# Task instructions
Please write the listing below out again exactly, leaving every picture behind.

# Records for the task
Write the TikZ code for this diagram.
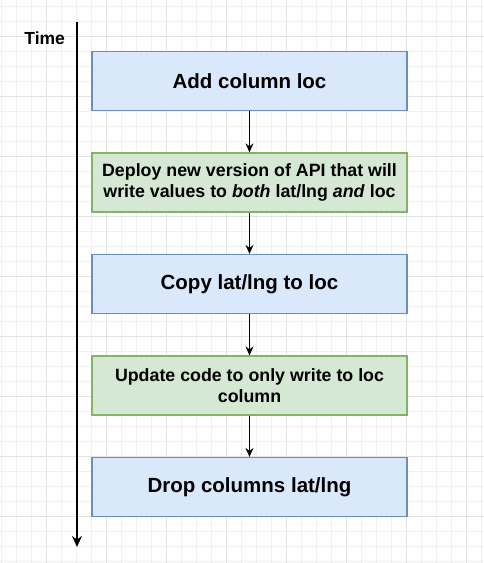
\documentclass[tikz,border=0pt]{standalone}
\usepackage{fontspec}
\setmainfont{Liberation Sans}
\usetikzlibrary{positioning,arrows.meta}
\definecolor{stepblue}{HTML}{DAE8FC}
\definecolor{stepblueline}{HTML}{6C8EBF}
\definecolor{stepgreen}{HTML}{D5E8D4}
\definecolor{stepgreenline}{HTML}{82B366}
\definecolor{gridminor}{HTML}{F1F1F1}
\definecolor{gridmajor}{HTML}{E4E4E4}
\tikzset{
  bluebox/.style={draw=stepblueline, fill=stepblue, line width=1.2pt, minimum width=315pt, minimum height=59pt, align=center, font=\fontsize{20.5}{24}\selectfont\bfseries},
  greenbox/.style={draw=stepgreenline, fill=stepgreen, line width=1.2pt, minimum width=315pt, minimum height=59pt, align=center, font=\fontsize{17.8}{21.6}\selectfont\bfseries},
  arrow/.style={-{Stealth[length=9pt,width=8pt]}, line width=1.3pt, black},
  timeaxis/.style={-{Stealth[length=11pt,width=10pt]}, line width=1.6pt, black}
}

\begin{document}
\begin{tikzpicture}[x=1pt, y=1pt, node distance=41.3pt]
    \useasboundingbox (0,0) rectangle (484,-563);
    % canvas grid
    \foreach \x in {1.7,16.7,...,484} \draw[gridminor, line width=0.8pt] (\x,0) -- (\x,-563);
    \foreach \y in {6.7,21.7,...,563} \draw[gridminor, line width=0.8pt] (0,-\y) -- (484,-\y);
    \foreach \x in {46.7,106.7,...,484} \draw[gridmajor, line width=0.8pt] (\x,0) -- (\x,-563);
    \foreach \y in {36.7,96.7,...,563} \draw[gridmajor, line width=0.8pt] (0,-\y) -- (484,-\y);

    \node[bluebox] (addcol) at (249.5,-81) {Add column loc};
    \node[greenbox, below=of addcol] (deploy) {Deploy new version of API that will\\write values to \textit{both} lat/lng \textit{and} loc};
    \node[bluebox, below=of deploy] (copy) {Copy lat/lng to loc};
    \node[greenbox, below=of copy] (update) {Update code to only write to loc\\column};
    \node[bluebox, below=of update] (drop) {Drop columns lat/lng};

    \draw[arrow] (addcol) -- (deploy);
    \draw[arrow] (deploy) -- (copy);
    \draw[arrow] (copy) -- (update);
    \draw[arrow] (update) -- (drop);

    % time line
    \coordinate (tstart) at (77,-21.5);
    \coordinate (tend) at (77,-547);
    \node[font=\fontsize{17.5}{20}\selectfont\bfseries, anchor=east] (time) at (68.5,-38.5) {Time};
    \draw[timeaxis] (tstart) -- (tend);
  \end{tikzpicture}
\end{document}
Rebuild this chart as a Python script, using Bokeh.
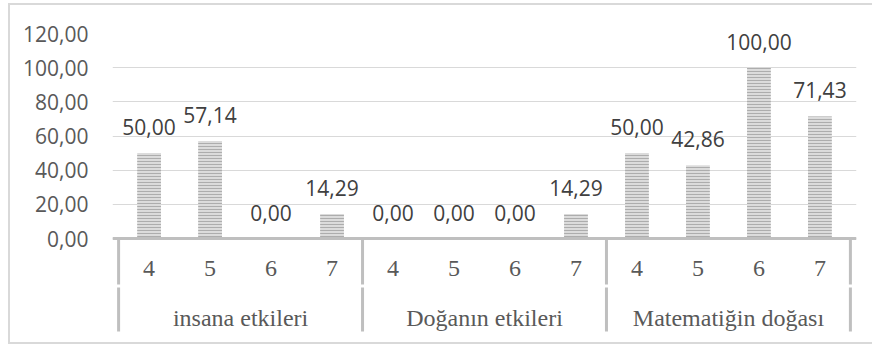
from bokeh.plotting import figure
from bokeh.models import (FactorRange, ColumnDataSource, LabelSet, FixedTicker,
                          Range1d, InlineStyleSheet)
from bokeh.core.properties import value
from bokeh.embed import file_html
from bokeh.resources import INLINE

groups = ["insana etkileri", "Doğanın etkileri", "Matematiğin doğası"]
grades = ["4", "5", "6", "7"]
insana_etkileri = [50.00, 57.14, 0.00, 14.29]
doganin_etkileri = [0.00, 0.00, 0.00, 14.29]
matematigin_dogasi = [50.00, 42.86, 100.00, 71.43]
y_ticks = [0, 20, 40, 60, 80, 100, 120]
y_tick_labels = ["0,00", "20,00", "40,00", "60,00", "80,00", "100,00", "120,00"]

factors = [(g, s) for g in groups for s in grades]
values = insana_etkileri + doganin_etkileri + matematigin_dogasi
labels = [f"{v:.2f}".replace(".", ",") for v in values]
src = ColumnDataSource(dict(x=factors, y=values, label=labels))

# layout: frame spans 33..333 px vertically; value axis 0..120 occupies the top 205 px
FRAME_TOP, FRAME_BOTTOM, ZERO_PX = 33, 333, 238
PX_PER_UNIT = (ZERO_PX - FRAME_TOP) / 120.0
Y_MIN = -(FRAME_BOTTOM - ZERO_PX) / PX_PER_UNIT

p = figure(width=872, height=347,
           x_range=FactorRange(*factors, factor_padding=0, group_padding=0,
                               range_padding=0.1, range_padding_units="absolute"),
           y_range=Range1d(Y_MIN, 120),
           output_backend="svg", toolbar_location=None,
           min_border_left=112, min_border_right=16, min_border_top=FRAME_TOP,
           min_border_bottom=347 - FRAME_BOTTOM)
p.outline_line_color = None
p.background_fill_color = "white"
p.border_fill_color = "white"

p.vbar(x="x", top="y", width=0.39, source=src, fill_color="#dcdcdc", line_color=None,
       hatch_pattern="horizontal_line", hatch_color="#adadad", hatch_scale=3, hatch_weight=1.1)

p.add_layout(LabelSet(x="x", y="y", text="label", source=src, text_align="center",
                      text_baseline="alphabetic", y_offset=18, text_font=value("Open Sans"),
                      text_font_size="21px", text_color="#404040"))

p.ygrid.grid_line_color = "#d9d9d9"
p.ygrid.grid_line_width = 1
p.xgrid.grid_line_color = None

ya = p.yaxis[0]
ya.ticker = FixedTicker(ticks=y_ticks)
ya.major_label_overrides = dict(zip(y_ticks, y_tick_labels))
ya.axis_line_color = None
ya.major_tick_line_color = None
ya.minor_tick_line_color = None
ya.major_label_standoff = 18
ya.major_label_text_font = "Open Sans"
ya.major_label_text_font_size = "21px"
ya.major_label_text_color = "#595959"

xa = p.xaxis[0]
xa.fixed_location = 0
xa.axis_line_color = "#bfbfbf"
xa.axis_line_width = 3
xa.major_tick_line_color = None
xa.major_tick_out = 0
xa.major_label_standoff = 22
xa.major_label_text_font = "Liberation Serif"
xa.major_label_text_font_size = "24px"
xa.major_label_text_color = "#595959"
xa.group_text_color = None
xa.separator_line_color = None

# group labels under the grade labels
GROUP_BASELINE_PX = 79
p.text(x=groups, y=[-GROUP_BASELINE_PX / PX_PER_UNIT] * len(groups), text=groups,
       text_align="center", text_baseline="alphabetic", text_font=value("Liberation Serif"),
       text_font_size="24px", text_color="#595959")

# group separators (with a small break between the two label rows), incl. outer edges
edges = [k * len(grades) for k in range(len(groups) + 1)]
SEP_BREAK_TOP, SEP_BREAK_BOTTOM, SEP_END = 46, 49, 93
for (a, b) in [(0, SEP_BREAK_TOP), (SEP_BREAK_BOTTOM, SEP_END)]:
    p.segment(x0=edges, x1=edges, y0=[-a / PX_PER_UNIT] * len(edges),
              y1=[-b / PX_PER_UNIT] * len(edges), line_color="#bfbfbf", line_width=3)

p.stylesheets = [InlineStyleSheet(css=":host{position:relative;overflow:hidden;} :host::after{content:'';position:absolute;left:8px;top:3px;width:900px;height:341px;border:2px solid #d9d9d9;box-sizing:border-box;pointer-events:none;}")]

open("out.html", "w").write(file_html(p, INLINE))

# Result
Write the TikZ code for this diagram.
\documentclass[tikz,border=0pt]{standalone}
\usepackage{fontspec}
\setmainfont{Liberation Sans}
\usetikzlibrary{positioning,arrows.meta}
\definecolor{stepblue}{HTML}{DAE8FC}
\definecolor{stepblueline}{HTML}{6C8EBF}
\definecolor{stepgreen}{HTML}{D5E8D4}
\definecolor{stepgreenline}{HTML}{82B366}
\definecolor{gridminor}{HTML}{F1F1F1}
\definecolor{gridmajor}{HTML}{E4E4E4}
\tikzset{
  bluebox/.style={draw=stepblueline, fill=stepblue, line width=1.2pt, minimum width=315pt, minimum height=59pt, align=center, font=\fontsize{20.5}{24}\selectfont\bfseries},
  greenbox/.style={draw=stepgreenline, fill=stepgreen, line width=1.2pt, minimum width=315pt, minimum height=59pt, align=center, font=\fontsize{17.8}{21.6}\selectfont\bfseries},
  arrow/.style={-{Stealth[length=9pt,width=8pt]}, line width=1.3pt, black},
  timeaxis/.style={-{Stealth[length=11pt,width=10pt]}, line width=1.6pt, black}
}

\begin{document}
\begin{tikzpicture}[x=1pt, y=1pt, node distance=41.3pt]
    \useasboundingbox (0,0) rectangle (484,-563);
    % canvas grid
    \foreach \x in {1.7,16.7,...,484} \draw[gridminor, line width=0.8pt] (\x,0) -- (\x,-563);
    \foreach \y in {6.7,21.7,...,563} \draw[gridminor, line width=0.8pt] (0,-\y) -- (484,-\y);
    \foreach \x in {46.7,106.7,...,484} \draw[gridmajor, line width=0.8pt] (\x,0) -- (\x,-563);
    \foreach \y in {36.7,96.7,...,563} \draw[gridmajor, line width=0.8pt] (0,-\y) -- (484,-\y);

    \node[bluebox] (addcol) at (249.5,-81) {Add column loc};
    \node[greenbox, below=of addcol] (deploy) {Deploy new version of API that will\\write values to \textit{both} lat/lng \textit{and} loc};
    \node[bluebox, below=of deploy] (copy) {Copy lat/lng to loc};
    \node[greenbox, below=of copy] (update) {Update code to only write to loc\\column};
    \node[bluebox, below=of update] (drop) {Drop columns lat/lng};

    \draw[arrow] (addcol) -- (deploy);
    \draw[arrow] (deploy) -- (copy);
    \draw[arrow] (copy) -- (update);
    \draw[arrow] (update) -- (drop);

    % time line
    \coordinate (tstart) at (77,-21.5);
    \coordinate (tend) at (77,-547);
    \node[font=\fontsize{17.5}{20}\selectfont\bfseries, anchor=east] (time) at (68.5,-38.5) {Time};
    \draw[timeaxis] (tstart) -- (tend);
  \end{tikzpicture}
\end{document}
Rebuild this chart as a Python script, using Bokeh.
from bokeh.plotting import figure
from bokeh.models import (FactorRange, ColumnDataSource, LabelSet, FixedTicker,
                          Range1d, InlineStyleSheet)
from bokeh.core.properties import value
from bokeh.embed import file_html
from bokeh.resources import INLINE

groups = ["insana etkileri", "Doğanın etkileri", "Matematiğin doğası"]
grades = ["4", "5", "6", "7"]
insana_etkileri = [50.00, 57.14, 0.00, 14.29]
doganin_etkileri = [0.00, 0.00, 0.00, 14.29]
matematigin_dogasi = [50.00, 42.86, 100.00, 71.43]
y_ticks = [0, 20, 40, 60, 80, 100, 120]
y_tick_labels = ["0,00", "20,00", "40,00", "60,00", "80,00", "100,00", "120,00"]

factors = [(g, s) for g in groups for s in grades]
values = insana_etkileri + doganin_etkileri + matematigin_dogasi
labels = [f"{v:.2f}".replace(".", ",") for v in values]
src = ColumnDataSource(dict(x=factors, y=values, label=labels))

# layout: frame spans 33..333 px vertically; value axis 0..120 occupies the top 205 px
FRAME_TOP, FRAME_BOTTOM, ZERO_PX = 33, 333, 238
PX_PER_UNIT = (ZERO_PX - FRAME_TOP) / 120.0
Y_MIN = -(FRAME_BOTTOM - ZERO_PX) / PX_PER_UNIT

p = figure(width=872, height=347,
           x_range=FactorRange(*factors, factor_padding=0, group_padding=0,
                               range_padding=0.1, range_padding_units="absolute"),
           y_range=Range1d(Y_MIN, 120),
           output_backend="svg", toolbar_location=None,
           min_border_left=112, min_border_right=16, min_border_top=FRAME_TOP,
           min_border_bottom=347 - FRAME_BOTTOM)
p.outline_line_color = None
p.background_fill_color = "white"
p.border_fill_color = "white"

p.vbar(x="x", top="y", width=0.39, source=src, fill_color="#dcdcdc", line_color=None,
       hatch_pattern="horizontal_line", hatch_color="#adadad", hatch_scale=3, hatch_weight=1.1)

p.add_layout(LabelSet(x="x", y="y", text="label", source=src, text_align="center",
                      text_baseline="alphabetic", y_offset=18, text_font=value("Open Sans"),
                      text_font_size="21px", text_color="#404040"))

p.ygrid.grid_line_color = "#d9d9d9"
p.ygrid.grid_line_width = 1
p.xgrid.grid_line_color = None

ya = p.yaxis[0]
ya.ticker = FixedTicker(ticks=y_ticks)
ya.major_label_overrides = dict(zip(y_ticks, y_tick_labels))
ya.axis_line_color = None
ya.major_tick_line_color = None
ya.minor_tick_line_color = None
ya.major_label_standoff = 18
ya.major_label_text_font = "Open Sans"
ya.major_label_text_font_size = "21px"
ya.major_label_text_color = "#595959"

xa = p.xaxis[0]
xa.fixed_location = 0
xa.axis_line_color = "#bfbfbf"
xa.axis_line_width = 3
xa.major_tick_line_color = None
xa.major_tick_out = 0
xa.major_label_standoff = 22
xa.major_label_text_font = "Liberation Serif"
xa.major_label_text_font_size = "24px"
xa.major_label_text_color = "#595959"
xa.group_text_color = None
xa.separator_line_color = None

# group labels under the grade labels
GROUP_BASELINE_PX = 79
p.text(x=groups, y=[-GROUP_BASELINE_PX / PX_PER_UNIT] * len(groups), text=groups,
       text_align="center", text_baseline="alphabetic", text_font=value("Liberation Serif"),
       text_font_size="24px", text_color="#595959")

# group separators (with a small break between the two label rows), incl. outer edges
edges = [k * len(grades) for k in range(len(groups) + 1)]
SEP_BREAK_TOP, SEP_BREAK_BOTTOM, SEP_END = 46, 49, 93
for (a, b) in [(0, SEP_BREAK_TOP), (SEP_BREAK_BOTTOM, SEP_END)]:
    p.segment(x0=edges, x1=edges, y0=[-a / PX_PER_UNIT] * len(edges),
              y1=[-b / PX_PER_UNIT] * len(edges), line_color="#bfbfbf", line_width=3)

p.stylesheets = [InlineStyleSheet(css=":host{position:relative;overflow:hidden;} :host::after{content:'';position:absolute;left:8px;top:3px;width:900px;height:341px;border:2px solid #d9d9d9;box-sizing:border-box;pointer-events:none;}")]

open("out.html", "w").write(file_html(p, INLINE))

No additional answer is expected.